Poop! Poop everywhere! Now if that doesn’t get your attention, I don’t know what will. (Seriously, I don’t. I’m really bad at marketing.) But hey, there will be poop, and more, in Chapter 9 of Michael Reads Percy Jackson: The Battle of the Labyrinth, a.k.a…
I Scoop Poop
See? Says it all right there in the chapter title. Okay, so there’s fortunately more to it than that, and this post will be another stream-of-consciousness post as I read it. All set? Good, because here I go rejoining Percy to see how he does wagering his friends lives without asking…
So you know, sometimes I can be a little dense. I’d entirely forgotten that Percy could talk to horses. This will undoubtedly give him an advantage in the poop-cleaning thing.
Yes! The horse agreed enthusiastically. Poseidon can come in, too! We will eat you both! Seafood!
Um…or not, I guess. But Percy did remember that Hercules used a river! And this is another area where Poseidon-powers will help him. This will go just fine, surely. Right?
When I got to the river, I found a girl waiting for me. She was wearing jeans and a green T-shirt and her long brown hair was braided with river grass. She had a stern look on her face. Her arms were crossed. “Oh no you don’t,” she said. “I’m not to going have my river used again to clean that filthy stable.”
I seriously hadn’t read that passage before I made my last statement. Though I did kind of suspect it wouldn’t be quite so easy. And this is the same naiad that was there when Hercules did it? Dang, naiads live a long damn time.
The naiad, by the way, reminds Percy of Rachel Elizabeth Dare, and as the book invokes her name I suddenly realize that I’d actually forgotten about her. My question now is, is Rachel being invoked to refresh the reader of her existence in preparation for another return somehow? Is she just being used to describe the naiad a bit more? Or—and this is a long-shot that I’m not expecting to be correct just yet—is this meant to imply that Rachel is secretly a naiad?
So Percy’s got himself a bunch of fossilized seashell sand, and a hint from the naiad. I’m not entirely sure what that means. Is he going to bring them back to life and have a nanite army of itty-bitty-cleany-bots? (That’s a technical term, folks.)
Oops—it’s not the sand, there’s just a bunch of seashells themselves. (Really, really resilient seashells.) And he only picked up one. Dangit, I wanted mollusk nanites! Let’s get some mythological gray goo going here! So what’s he going to do with just one? I am without theory.
It was seawater in the middle of a Texas ranch. I scooped up another handful of dirt and picked out the shell fossils. I didn’t really know what I was doing, but I ran around the length of the stable, throwing shells into the dung piles. Everywhere a shell hit, a saltwater spring erupted.

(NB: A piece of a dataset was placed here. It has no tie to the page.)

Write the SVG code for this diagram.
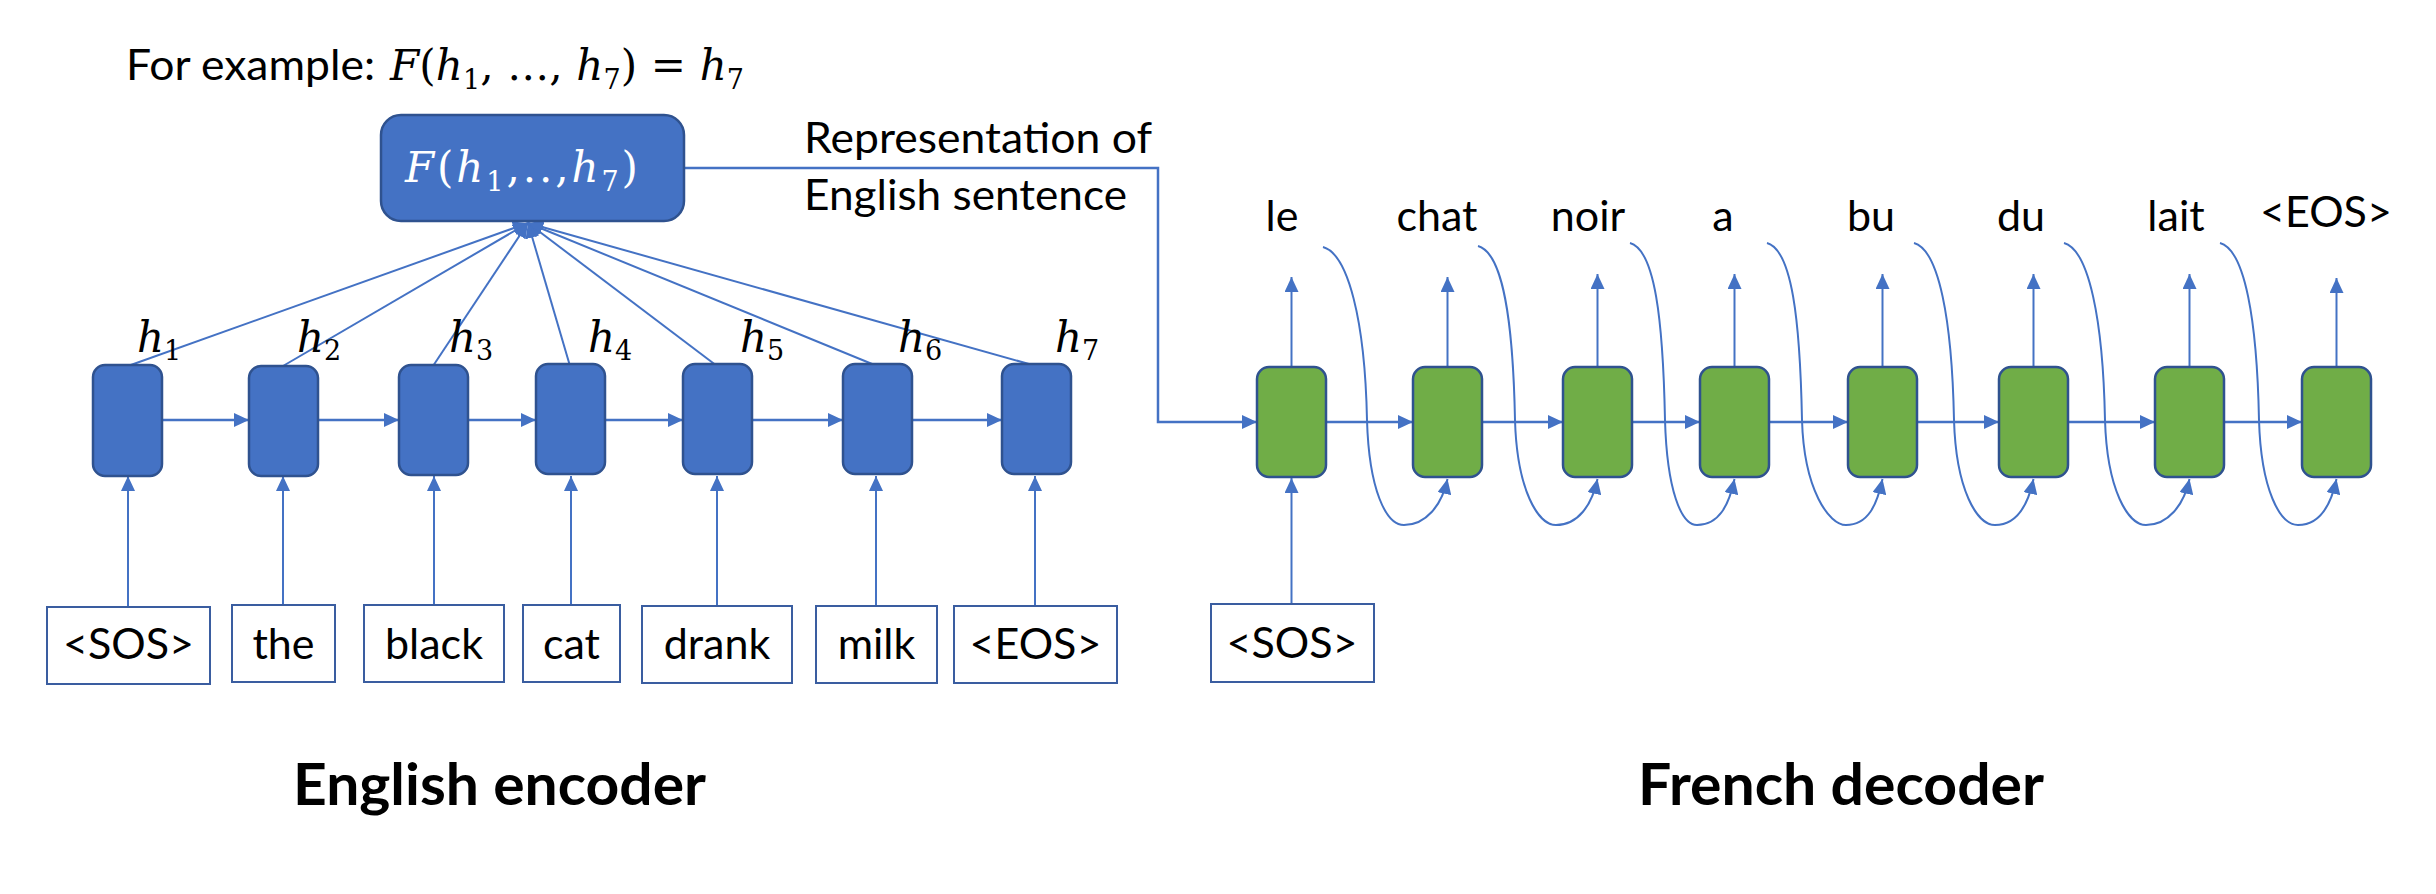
<svg xmlns="http://www.w3.org/2000/svg" width="2436" height="894" viewBox="0 0 2436 894">
<style>
.lbl{font-family:Lato,"Liberation Sans",sans-serif;font-size:43px;fill:#000}
.title{font-family:Lato,"Liberation Sans",sans-serif;font-size:58px;font-weight:bold;fill:#000}
.math{font-family:"DejaVu Serif","Liberation Serif",serif;font-style:italic;font-size:42px;fill:#000}
.sub{font-style:normal;font-size:27px}
.up{font-style:normal}
.enc{fill:#4472C4;stroke:#2F528F;stroke-width:2.5}
.dec{fill:#70AD47;stroke:#2F528F;stroke-width:2.5}
.word{fill:#fff;stroke:#3A5DA0;stroke-width:2}
.con{fill:none;stroke:#4472C4;stroke-width:2.5}
.thin{fill:none;stroke:#4472C4;stroke-width:2}
</style>
<defs>
<marker id="arr" viewBox="0 0 15 14" refX="15" refY="7" markerWidth="15" markerHeight="14" markerUnits="userSpaceOnUse" orient="auto">
<path d="M0,0 L15,7 L0,14 z" fill="#4472C4"/>
</marker>
</defs>

<g id="example-text">
<text class="lbl" x="126" y="80" textLength="249" lengthAdjust="spacingAndGlyphs">For example:</text>
<text class="math" x="390" y="80" textLength="354" lengthAdjust="spacing">F<tspan class="up">(</tspan>h<tspan class="sub" dy="9">1</tspan><tspan class="up" dy="-9">, …, </tspan>h<tspan class="sub" dy="9">7</tspan><tspan class="up" dy="-9">) = </tspan>h<tspan class="sub" dy="9">7</tspan></text>
</g>

<g id="connectors">
<line class="thin" x1="128" y1="366" x2="528" y2="223" marker-end="url(#arr)"/>
<line class="thin" x1="283" y1="366" x2="528" y2="223" marker-end="url(#arr)"/>
<line class="thin" x1="433" y1="366" x2="528" y2="223" marker-end="url(#arr)"/>
<line class="thin" x1="570" y1="366" x2="528" y2="223" marker-end="url(#arr)"/>
<line class="thin" x1="717" y1="366" x2="528" y2="223" marker-end="url(#arr)"/>
<line class="thin" x1="877" y1="366" x2="528" y2="223" marker-end="url(#arr)"/>
<line class="thin" x1="1036" y1="366" x2="528" y2="223" marker-end="url(#arr)"/>
<line class="con" x1="162" y1="420" x2="249" y2="420" marker-end="url(#arr)"/>
<line class="con" x1="318" y1="420" x2="399" y2="420" marker-end="url(#arr)"/>
<line class="con" x1="468" y1="420" x2="536" y2="420" marker-end="url(#arr)"/>
<line class="con" x1="605" y1="420" x2="683" y2="420" marker-end="url(#arr)"/>
<line class="con" x1="752" y1="420" x2="843" y2="420" marker-end="url(#arr)"/>
<line class="con" x1="912" y1="420" x2="1002" y2="420" marker-end="url(#arr)"/>
<line class="thin" x1="128" y1="606" x2="128" y2="476" marker-end="url(#arr)"/>
<line class="thin" x1="283" y1="605" x2="283" y2="476" marker-end="url(#arr)"/>
<line class="thin" x1="434" y1="605" x2="434" y2="476" marker-end="url(#arr)"/>
<line class="thin" x1="571" y1="605" x2="571" y2="476" marker-end="url(#arr)"/>
<line class="thin" x1="717" y1="605" x2="717" y2="476" marker-end="url(#arr)"/>
<line class="thin" x1="876" y1="605" x2="876" y2="476" marker-end="url(#arr)"/>
<line class="thin" x1="1035" y1="605" x2="1035" y2="476" marker-end="url(#arr)"/>
<polyline class="con" points="684,168 1158,168 1158,422 1257,422" marker-end="url(#arr)"/>
<line class="con" x1="1327" y1="422" x2="1413" y2="422" marker-end="url(#arr)"/>
<line class="con" x1="1482" y1="422" x2="1563" y2="422" marker-end="url(#arr)"/>
<line class="con" x1="1632" y1="422" x2="1700" y2="422" marker-end="url(#arr)"/>
<line class="con" x1="1769" y1="422" x2="1848" y2="422" marker-end="url(#arr)"/>
<line class="con" x1="1917" y1="422" x2="1999" y2="422" marker-end="url(#arr)"/>
<line class="con" x1="2068" y1="422" x2="2155" y2="422" marker-end="url(#arr)"/>
<line class="con" x1="2224" y1="422" x2="2302" y2="422" marker-end="url(#arr)"/>
<line class="thin" x1="1291.5" y1="367" x2="1291.5" y2="277" marker-end="url(#arr)"/>
<line class="thin" x1="1447.5" y1="367" x2="1447.5" y2="277" marker-end="url(#arr)"/>
<line class="thin" x1="1597.5" y1="367" x2="1597.5" y2="274" marker-end="url(#arr)"/>
<line class="thin" x1="1734.5" y1="367" x2="1734.5" y2="274" marker-end="url(#arr)"/>
<line class="thin" x1="1882.5" y1="367" x2="1882.5" y2="274" marker-end="url(#arr)"/>
<line class="thin" x1="2033.5" y1="367" x2="2033.5" y2="274" marker-end="url(#arr)"/>
<line class="thin" x1="2189.5" y1="367" x2="2189.5" y2="274" marker-end="url(#arr)"/>
<line class="thin" x1="2336.5" y1="367" x2="2336.5" y2="278" marker-end="url(#arr)"/>
<line class="thin" x1="1291.5" y1="604" x2="1291.5" y2="478" marker-end="url(#arr)"/>
<path class="thin" d="M1323,247 C1348,254 1365,320 1367,420 C1369,490 1386,525 1404,525 C1426,525 1442,505 1447.5,479" marker-end="url(#arr)"/>
<path class="thin" d="M1478,246 C1503,253 1513,320 1515,420 C1517,490 1538,525 1556,525 C1578,525 1592,505 1597.5,479" marker-end="url(#arr)"/>
<path class="thin" d="M1630,243 C1655,250 1663,320 1665,420 C1667,490 1681,525 1697,525 C1719,525 1729,505 1734.5,479" marker-end="url(#arr)"/>
<path class="thin" d="M1767,243 C1792,250 1800,320 1802,420 C1804,490 1829,525 1846,525 C1868,525 1877,505 1882.5,479" marker-end="url(#arr)"/>
<path class="thin" d="M1914,243 C1939,250 1952,320 1954,420 C1956,490 1977,525 1995,525 C2017,525 2028,505 2033.5,479" marker-end="url(#arr)"/>
<path class="thin" d="M2064,243 C2089,250 2103,320 2105,420 C2107,490 2128,525 2146,525 C2168,525 2184,505 2189.5,479" marker-end="url(#arr)"/>
<path class="thin" d="M2220,243 C2245,250 2257,320 2259,420 C2261,490 2280,525 2298,525 C2320,525 2331,505 2336.5,479" marker-end="url(#arr)"/>
</g>

<g id="F-box">
<rect x="381" y="115" width="303" height="106" rx="20" class="enc"/>
<text class="math" style="fill:#fff" x="405" y="182" textLength="233" lengthAdjust="spacing">F<tspan class="up">(</tspan>h<tspan class="sub" dy="9">1</tspan><tspan class="up" dy="-9">,..,</tspan>h<tspan class="sub" dy="9">7</tspan><tspan class="up" dy="-9">)</tspan></text>
</g>

<g id="representation-label">
<text class="lbl" x="804" y="153" textLength="348" lengthAdjust="spacingAndGlyphs">Representation of</text>
<text class="lbl" x="804" y="210" textLength="323" lengthAdjust="spacingAndGlyphs">English sentence</text>
</g>

<g id="enc1"><rect x="93" y="365" width="69" height="111" rx="12" class="enc"/><text class="math" x="137" y="352">h<tspan class="sub" dy="8">1</tspan></text></g>
<g id="enc2"><rect x="249" y="366" width="69" height="110" rx="12" class="enc"/><text class="math" x="297" y="352">h<tspan class="sub" dy="8">2</tspan></text></g>
<g id="enc3"><rect x="399" y="365" width="69" height="110" rx="12" class="enc"/><text class="math" x="449" y="352">h<tspan class="sub" dy="8">3</tspan></text></g>
<g id="enc4"><rect x="536" y="364" width="69" height="110" rx="12" class="enc"/><text class="math" x="588" y="352">h<tspan class="sub" dy="8">4</tspan></text></g>
<g id="enc5"><rect x="683" y="364" width="69" height="110" rx="12" class="enc"/><text class="math" x="740" y="352">h<tspan class="sub" dy="8">5</tspan></text></g>
<g id="enc6"><rect x="843" y="364" width="69" height="110" rx="12" class="enc"/><text class="math" x="898" y="352">h<tspan class="sub" dy="8">6</tspan></text></g>
<g id="enc7"><rect x="1002" y="364" width="69" height="110" rx="12" class="enc"/><text class="math" x="1055" y="352">h<tspan class="sub" dy="8">7</tspan></text></g>

<g id="in-sos"><rect x="47" y="607" width="163" height="77" class="word"/><text class="lbl" x="128.5" y="659" text-anchor="middle">&lt;SOS&gt;</text></g>
<g id="in-the"><rect x="232" y="605" width="103" height="77" class="word"/><text class="lbl" x="283.5" y="659" text-anchor="middle">the</text></g>
<g id="in-black"><rect x="364" y="605" width="140" height="77" class="word"/><text class="lbl" x="434" y="659" text-anchor="middle">black</text></g>
<g id="in-cat"><rect x="523" y="605" width="97" height="77" class="word"/><text class="lbl" x="571.5" y="659" text-anchor="middle">cat</text></g>
<g id="in-drank"><rect x="642" y="606" width="150" height="77" class="word"/><text class="lbl" x="717" y="659" text-anchor="middle">drank</text></g>
<g id="in-milk"><rect x="816" y="606" width="121" height="77" class="word"/><text class="lbl" x="876.5" y="659" text-anchor="middle">milk</text></g>
<g id="in-eos"><rect x="954" y="606" width="163" height="77" class="word"/><text class="lbl" x="1035.5" y="659" text-anchor="middle">&lt;EOS&gt;</text></g>

<g id="dec1"><rect x="1257" y="367" width="69" height="110" rx="12" class="dec"/><text class="lbl" x="1282" y="231" text-anchor="middle">le</text></g>
<g id="dec2"><rect x="1413" y="367" width="69" height="110" rx="12" class="dec"/><text class="lbl" x="1437" y="231" text-anchor="middle">chat</text></g>
<g id="dec3"><rect x="1563" y="367" width="69" height="110" rx="12" class="dec"/><text class="lbl" x="1588" y="231" text-anchor="middle">noir</text></g>
<g id="dec4"><rect x="1700" y="367" width="69" height="110" rx="12" class="dec"/><text class="lbl" x="1723" y="231" text-anchor="middle">a</text></g>
<g id="dec5"><rect x="1848" y="367" width="69" height="110" rx="12" class="dec"/><text class="lbl" x="1871" y="231" text-anchor="middle">bu</text></g>
<g id="dec6"><rect x="1999" y="367" width="69" height="110" rx="12" class="dec"/><text class="lbl" x="2021" y="231" text-anchor="middle">du</text></g>
<g id="dec7"><rect x="2155" y="367" width="69" height="110" rx="12" class="dec"/><text class="lbl" x="2176" y="231" text-anchor="middle">lait</text></g>
<g id="dec8"><rect x="2302" y="367" width="69" height="110" rx="12" class="dec"/><text class="lbl" x="2326" y="227" text-anchor="middle">&lt;EOS&gt;</text></g>

<g id="dec-in-sos"><rect x="1211" y="604" width="163" height="78" class="word"/><text class="lbl" x="1292" y="658" text-anchor="middle">&lt;SOS&gt;</text></g>

<g id="titles">
<text class="title" x="293" y="805" textLength="413" lengthAdjust="spacingAndGlyphs">English encoder</text>
<text class="title" x="1638" y="805" textLength="406" lengthAdjust="spacingAndGlyphs">French decoder</text>
</g>
</svg>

…I did not expect that. Huh. I have reservations, but alright, I’ll go with it. It feels more than a little far-fetched and convenient, though. Is there a mythological precedent for this that I’m forgetting? I know we’ve had warriors springing out of dragon’s teeth, but not water from seashells. It just feels too easy.

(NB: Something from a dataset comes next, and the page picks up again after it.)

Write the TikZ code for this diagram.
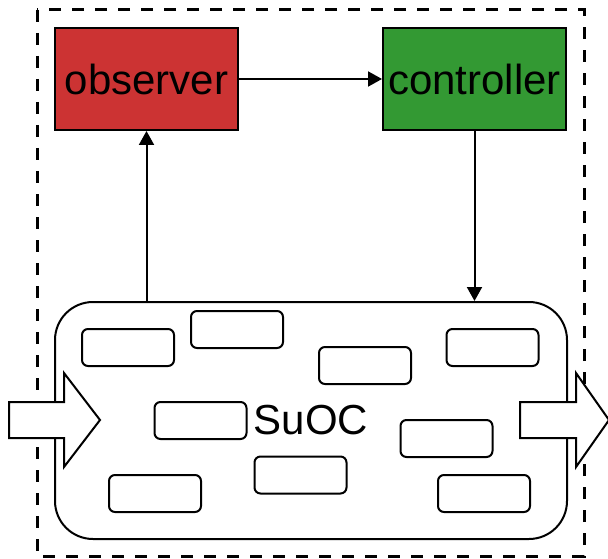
\documentclass[tikz,border=0pt]{standalone}
\usepackage{fontspec}
\setmainfont{Liberation Sans}
\usetikzlibrary{arrows.meta}
\definecolor{obsred}{HTML}{CC3333}
\definecolor{ctrlgreen}{HTML}{339933}
\begin{document}
\begin{tikzpicture}[x=1pt,y=-1pt,
  bigfont/.style={font=\fontsize{42}{50}\selectfont},
  box/.style={draw, line width=2pt, minimum width=183pt, minimum height=102pt, inner sep=0pt, bigfont},
  comp/.style={draw, line width=2pt, rounded corners=6pt, minimum width=92pt, minimum height=37pt, inner sep=0pt},
  conn/.style={line width=2pt, -{Triangle[length=14pt,width=15pt]}},
  bigarrow/.style={draw, fill=white, line width=2pt, miter limit=20}]
\useasboundingbox (0,0) rectangle (608,559);
\draw[line width=3pt, dash pattern=on 12pt off 11pt] (37,10) rectangle (584,556);
\node[box, fill=obsred] (obs) at (146.5,79) {observer};
\node[box, fill=ctrlgreen] (ctrl) at (474.5,79) {controller};
\node[draw, line width=2pt, rounded corners=38pt, minimum width=512pt, minimum height=237pt, inner sep=0pt, bigfont] (suoc) at (311,420.5) {SuOC};
\node[comp] (c1) at (128,347.5) {};
\node[comp] (c2) at (237,329.5) {};
\node[comp] (c3) at (200.5,420.5) {};
\node[comp] (c4) at (155,493.5) {};
\node[comp] (c5) at (300.5,475) {};
\node[comp] (c6) at (365,365.5) {};
\node[comp] (c7) at (492.5,347.5) {};
\node[comp] (c8) at (446.5,438.5) {};
\node[comp] (c9) at (484,493.5) {};
\draw[conn] (obs.east) -- (ctrl.west);
\draw[conn] (ctrl.south) -- (ctrl.south |- suoc.north);
\draw[conn] (obs.south |- suoc.north) -- (obs.south);
\draw[bigarrow] (9,402) -- (64,402) -- (64,373) -- (100,420) -- (64,467) -- (64,438) -- (9,438) -- cycle;
\draw[bigarrow] (520,402) -- (576,402) -- (576,373) -- (609,420) -- (576,467) -- (576,438) -- (520,438) -- cycle;
\end{tikzpicture}
\end{document}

“Stop,” I told the water. Nothing happened. The pain in my gut was building. If I didn’t shut off the geysers soon, the salt water would run into the river and poison the fish and plants.
Oh, hey, a complication! Good. This task shouldn’t be this easy.
“Stop!” I concentrated all my might on shutting off the force of the sea.
Suddenly the geysers shut down.
We won’t eat you! the horses wailed. Please, lord! No more salty baths! “On one condition,” I said. “You only eat the food your handlers give you from now on. Not people. Or I’ll be back with more seashells!”
But what if the handlers feed them people? 😉 Tuesday is Soylent Green day, you know…
But now, Geryon’s going back on his deal, so it looks like even though cleaning the stables was easy, it’s not getting Percy jack squat.
Geryon made a tsk-tsk noise. “But did you make me swear on the River Styx? No you didn’t. So it’s not binding. When you’re conducting business, sonny, you should always get a binding oath.”
I really love that river. So useful for creating interesting situations, speaking from experience. Given what happens next, I also like Eurytion. Who doesn’t like people who put entitled jerks in their place? (I suppose entitled jerks don’t, but…)
Now it’s time for a fight, which, while brief, works pretty well in the sense that there are interesting complications to overcome. I’m not archery expert, but I’ve got to think that’s one heck of a powerful bow to get through three ribcages like that. But hey, it’s found on a mythical ranch, and Percy’s got some god-blood and a prayer to the archery twins, so I’m good with this.
So Percy’s going to try to dead-call Bianca on the Nico-line. Talking with the dead in Greek mythology (or most mythology) never entirely goes as well as people hope. I’m curious to see how this works in the next chapter. I’m also curious why Bianca would communicate with Percy and not with her own brother, assuming it’s really Bianca sending the messages. Maybe Midas was jamming the signals, so to speak? …Er, no pun intended, there.